══ ENTRIES

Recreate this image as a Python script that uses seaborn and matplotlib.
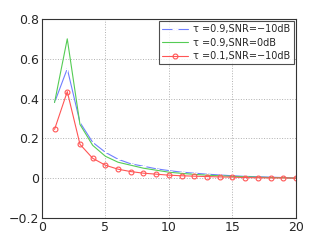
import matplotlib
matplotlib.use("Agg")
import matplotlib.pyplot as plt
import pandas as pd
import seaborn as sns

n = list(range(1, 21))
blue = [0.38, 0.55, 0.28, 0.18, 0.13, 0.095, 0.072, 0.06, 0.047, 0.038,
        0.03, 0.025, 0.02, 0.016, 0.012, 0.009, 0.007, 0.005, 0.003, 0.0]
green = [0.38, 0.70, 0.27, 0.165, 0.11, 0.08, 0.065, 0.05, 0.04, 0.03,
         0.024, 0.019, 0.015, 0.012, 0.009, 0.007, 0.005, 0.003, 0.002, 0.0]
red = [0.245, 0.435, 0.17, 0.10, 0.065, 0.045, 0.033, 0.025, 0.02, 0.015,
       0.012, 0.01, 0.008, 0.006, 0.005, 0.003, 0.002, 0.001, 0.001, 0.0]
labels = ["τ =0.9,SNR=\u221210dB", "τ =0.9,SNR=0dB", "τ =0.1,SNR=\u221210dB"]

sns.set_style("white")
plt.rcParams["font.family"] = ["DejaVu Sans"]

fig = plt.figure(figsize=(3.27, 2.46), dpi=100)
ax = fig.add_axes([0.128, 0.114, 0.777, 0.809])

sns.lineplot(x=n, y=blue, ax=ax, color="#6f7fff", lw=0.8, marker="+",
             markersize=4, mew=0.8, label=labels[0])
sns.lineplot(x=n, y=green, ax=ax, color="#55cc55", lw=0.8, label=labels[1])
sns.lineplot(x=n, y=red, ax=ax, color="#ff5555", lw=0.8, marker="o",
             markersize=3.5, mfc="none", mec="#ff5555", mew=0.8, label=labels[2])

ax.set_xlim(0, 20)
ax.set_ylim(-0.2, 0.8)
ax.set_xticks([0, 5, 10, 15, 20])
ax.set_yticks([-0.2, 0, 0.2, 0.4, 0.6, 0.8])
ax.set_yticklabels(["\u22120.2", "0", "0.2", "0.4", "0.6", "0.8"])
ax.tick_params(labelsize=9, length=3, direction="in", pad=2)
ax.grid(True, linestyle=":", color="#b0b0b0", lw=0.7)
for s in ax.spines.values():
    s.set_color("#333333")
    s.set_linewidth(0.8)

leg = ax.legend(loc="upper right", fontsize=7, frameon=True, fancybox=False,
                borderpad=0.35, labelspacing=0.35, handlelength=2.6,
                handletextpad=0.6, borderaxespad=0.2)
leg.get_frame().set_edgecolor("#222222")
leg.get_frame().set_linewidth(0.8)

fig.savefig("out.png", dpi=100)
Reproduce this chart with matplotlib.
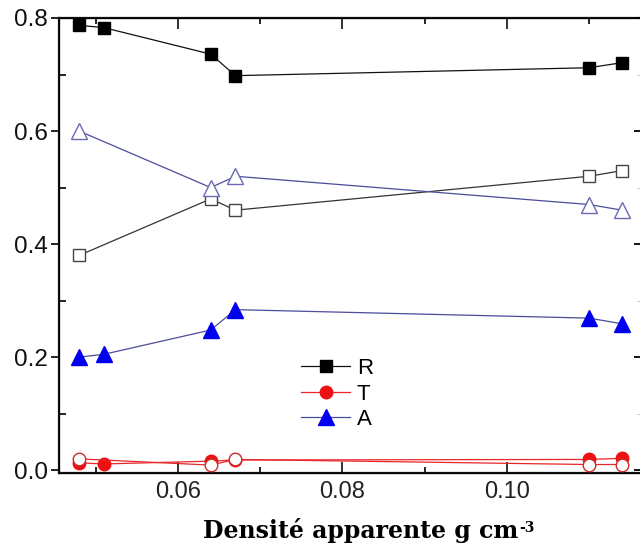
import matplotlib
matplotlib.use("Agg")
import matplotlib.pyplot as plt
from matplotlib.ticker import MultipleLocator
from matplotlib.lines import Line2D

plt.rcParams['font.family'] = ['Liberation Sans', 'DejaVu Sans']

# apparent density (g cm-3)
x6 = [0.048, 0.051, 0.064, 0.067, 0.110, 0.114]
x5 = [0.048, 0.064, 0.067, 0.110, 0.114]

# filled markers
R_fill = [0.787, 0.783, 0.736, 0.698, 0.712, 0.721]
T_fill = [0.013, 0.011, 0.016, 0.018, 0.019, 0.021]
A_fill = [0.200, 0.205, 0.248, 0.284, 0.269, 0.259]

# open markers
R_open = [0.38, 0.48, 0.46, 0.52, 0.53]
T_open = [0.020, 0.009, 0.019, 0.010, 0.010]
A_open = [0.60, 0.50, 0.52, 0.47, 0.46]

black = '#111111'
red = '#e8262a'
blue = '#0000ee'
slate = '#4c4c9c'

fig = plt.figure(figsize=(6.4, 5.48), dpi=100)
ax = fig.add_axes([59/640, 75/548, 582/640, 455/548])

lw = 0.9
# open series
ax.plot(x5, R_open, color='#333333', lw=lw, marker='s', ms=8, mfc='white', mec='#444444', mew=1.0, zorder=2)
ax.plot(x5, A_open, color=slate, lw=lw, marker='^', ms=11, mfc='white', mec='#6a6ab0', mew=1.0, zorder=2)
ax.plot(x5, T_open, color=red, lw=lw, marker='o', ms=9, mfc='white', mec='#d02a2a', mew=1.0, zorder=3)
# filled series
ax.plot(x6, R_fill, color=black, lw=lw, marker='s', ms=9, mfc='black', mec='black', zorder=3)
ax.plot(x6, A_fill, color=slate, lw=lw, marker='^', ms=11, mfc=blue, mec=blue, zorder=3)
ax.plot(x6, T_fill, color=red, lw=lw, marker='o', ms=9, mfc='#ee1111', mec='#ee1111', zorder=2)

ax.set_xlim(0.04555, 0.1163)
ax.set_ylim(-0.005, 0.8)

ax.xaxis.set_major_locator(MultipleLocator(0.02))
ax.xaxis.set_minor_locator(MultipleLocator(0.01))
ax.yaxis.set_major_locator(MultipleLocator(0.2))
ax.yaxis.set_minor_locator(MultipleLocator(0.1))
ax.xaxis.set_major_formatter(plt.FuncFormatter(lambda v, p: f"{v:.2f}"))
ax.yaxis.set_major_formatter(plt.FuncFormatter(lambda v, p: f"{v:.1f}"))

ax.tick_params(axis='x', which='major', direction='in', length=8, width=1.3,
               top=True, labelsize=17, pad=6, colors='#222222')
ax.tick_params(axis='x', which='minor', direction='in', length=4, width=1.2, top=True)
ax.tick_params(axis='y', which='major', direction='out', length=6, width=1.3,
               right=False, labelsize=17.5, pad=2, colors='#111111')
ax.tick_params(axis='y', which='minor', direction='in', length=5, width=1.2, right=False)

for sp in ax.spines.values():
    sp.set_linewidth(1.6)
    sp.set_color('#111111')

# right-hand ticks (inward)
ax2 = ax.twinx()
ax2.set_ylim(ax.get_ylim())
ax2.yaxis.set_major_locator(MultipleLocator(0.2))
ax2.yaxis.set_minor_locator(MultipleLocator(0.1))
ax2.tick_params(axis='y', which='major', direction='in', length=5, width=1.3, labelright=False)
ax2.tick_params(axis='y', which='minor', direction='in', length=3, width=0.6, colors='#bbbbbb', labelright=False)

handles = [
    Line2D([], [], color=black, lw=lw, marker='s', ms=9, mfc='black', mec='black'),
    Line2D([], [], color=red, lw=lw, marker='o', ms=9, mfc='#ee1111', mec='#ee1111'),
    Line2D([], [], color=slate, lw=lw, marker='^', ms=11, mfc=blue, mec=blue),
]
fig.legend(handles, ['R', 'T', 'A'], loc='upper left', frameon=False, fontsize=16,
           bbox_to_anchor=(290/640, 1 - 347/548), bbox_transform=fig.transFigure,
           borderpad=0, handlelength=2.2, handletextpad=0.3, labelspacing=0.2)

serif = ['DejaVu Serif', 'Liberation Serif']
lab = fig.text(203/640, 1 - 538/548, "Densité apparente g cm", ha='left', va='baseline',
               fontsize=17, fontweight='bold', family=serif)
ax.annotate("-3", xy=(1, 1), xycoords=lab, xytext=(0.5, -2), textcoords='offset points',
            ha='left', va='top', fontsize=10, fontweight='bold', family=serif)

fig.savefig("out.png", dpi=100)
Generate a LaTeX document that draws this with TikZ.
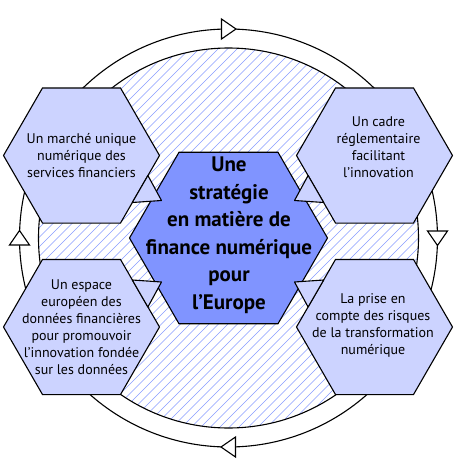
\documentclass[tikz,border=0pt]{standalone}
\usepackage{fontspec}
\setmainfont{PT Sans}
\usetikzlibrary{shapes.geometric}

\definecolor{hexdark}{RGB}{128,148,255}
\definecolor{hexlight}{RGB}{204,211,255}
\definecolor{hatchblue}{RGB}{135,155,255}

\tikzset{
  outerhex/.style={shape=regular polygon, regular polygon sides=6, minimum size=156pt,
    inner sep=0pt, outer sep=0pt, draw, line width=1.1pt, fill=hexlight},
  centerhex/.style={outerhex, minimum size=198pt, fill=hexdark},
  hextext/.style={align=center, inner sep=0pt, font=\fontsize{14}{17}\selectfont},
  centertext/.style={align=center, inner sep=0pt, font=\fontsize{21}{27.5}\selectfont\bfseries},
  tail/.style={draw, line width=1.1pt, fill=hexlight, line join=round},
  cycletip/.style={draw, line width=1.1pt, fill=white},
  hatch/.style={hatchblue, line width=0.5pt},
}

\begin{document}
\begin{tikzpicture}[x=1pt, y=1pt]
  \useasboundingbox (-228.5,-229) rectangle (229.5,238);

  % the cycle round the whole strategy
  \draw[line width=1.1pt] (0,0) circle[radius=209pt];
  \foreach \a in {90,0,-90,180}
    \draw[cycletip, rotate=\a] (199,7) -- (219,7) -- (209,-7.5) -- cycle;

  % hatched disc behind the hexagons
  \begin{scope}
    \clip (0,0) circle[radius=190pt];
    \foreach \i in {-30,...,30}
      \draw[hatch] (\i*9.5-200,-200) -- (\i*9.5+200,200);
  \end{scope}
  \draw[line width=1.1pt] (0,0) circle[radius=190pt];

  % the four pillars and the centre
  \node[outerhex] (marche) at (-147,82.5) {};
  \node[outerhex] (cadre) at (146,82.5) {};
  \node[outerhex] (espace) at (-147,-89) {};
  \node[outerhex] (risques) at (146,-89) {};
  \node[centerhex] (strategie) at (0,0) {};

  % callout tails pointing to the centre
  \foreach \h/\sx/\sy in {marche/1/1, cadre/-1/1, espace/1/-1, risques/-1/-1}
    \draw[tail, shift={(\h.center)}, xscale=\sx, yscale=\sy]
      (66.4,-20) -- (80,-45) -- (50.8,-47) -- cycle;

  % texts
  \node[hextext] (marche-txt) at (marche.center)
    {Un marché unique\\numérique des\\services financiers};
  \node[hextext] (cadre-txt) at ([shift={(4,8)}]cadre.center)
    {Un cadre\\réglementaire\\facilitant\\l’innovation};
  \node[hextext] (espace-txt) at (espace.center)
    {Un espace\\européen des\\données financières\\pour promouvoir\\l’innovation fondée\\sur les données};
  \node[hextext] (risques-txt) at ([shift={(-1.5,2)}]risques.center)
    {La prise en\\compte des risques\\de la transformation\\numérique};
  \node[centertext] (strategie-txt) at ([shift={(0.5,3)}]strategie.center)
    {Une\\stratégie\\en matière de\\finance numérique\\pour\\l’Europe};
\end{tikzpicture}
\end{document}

════

■ **PROBLEM DESCRIPTION**:
From the opening line of the entries above to the line containing "import seaborn as sns", please transcribe each line exactly, skipping every picture.

■ **COMPLETE OUTPUT**:
Recreate this image as a Python script that uses seaborn and matplotlib.
import matplotlib
matplotlib.use("Agg")
import matplotlib.pyplot as plt
import pandas as pd
import seaborn as sns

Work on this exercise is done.